Apple’s Ken Segall Thinks Different: Writes a New Jobs/Apple Book

Apple creative director Ken Segall says he’s got a new book coming out about Steve Jobs and Apple. It’s called Insanely Simple: The Obsession That Drives Apple’s Success.

Apple creative director Ken Segall says he’s got a new book coming out about Steve Jobs and Apple. It’s called Insanely Simple: The Obsession That Drives Apple’s Success.

Before you call this a rip off of the best-seller out now, let’s backtrack.

Do you know the difference between an autobiography and a memoir? An autobiography is like Walter Isaacson’s book authorized biography of Steve Jobs — all the details, start to finish.

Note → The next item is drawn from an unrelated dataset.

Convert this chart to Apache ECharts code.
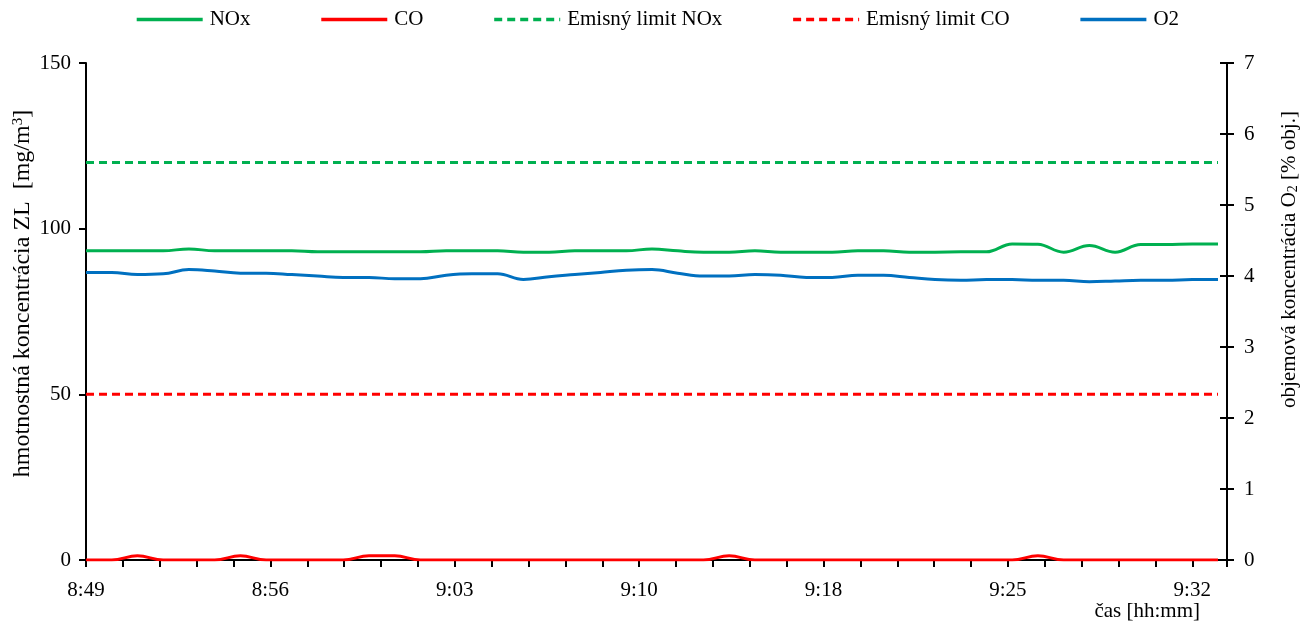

A memoir is thematic. For instance, and this is disclosure, I cowrote Apple co-founder Steve Wozniak’s book, iWOZ. That was a memoir — it told his story so far as it related to the theme of the book, which also served as its subhead.

It was called iWOZ: How I invented the personal computer and had fun doing it — for exactly this reason.

The main point in Wozniak’s message is simplicity.

In Apple creative director’s Ken Segall’s upcoming book on Steve Jobs, Apple’s aesthetic of simplicity (of design, thinking, argument, corporate policies) is the theme. It’s a Jobs memoir focusing on that one theme — simplicity.

Sounds interesting. The book is due out in April, Segall says in a blog post:

Something tells me you won’t be surprised when I tell you it’s about Steve Jobs and Apple. But this book is different. Really.

That’s because (a) I had a unique vantage point to some pivotal events in Apple history, and (b) this book focuses on one thing alone — the core value that has driven Apple since the beginning.

Insanely Simple is about Apple’s obsession with Simplicity.

You can see Simplicity in everything Apple does: the way it organizes, innovates and communicates. In fact, one could argue that it was Steve’s unrelenting passion for Simplicity that helped Apple rise from near-death in 1997 to become the most valuable company on Earth in 2011.

My observations come from over 12 years of experience as Steve’s agency creative director, from NeXT to Apple. Also relevant to my story are the years I spent on the agency team during John Sculley’s rule at Apple. And then I had some interesting (and often excruciating) experiences in the worlds of Dell, Intel and IBM — which made me even more conscious of what sets Apple apart.

To Steve Jobs, Simplicity was a religion. But it was also a weapon — one that he used to humble competitors once thought to be invincible.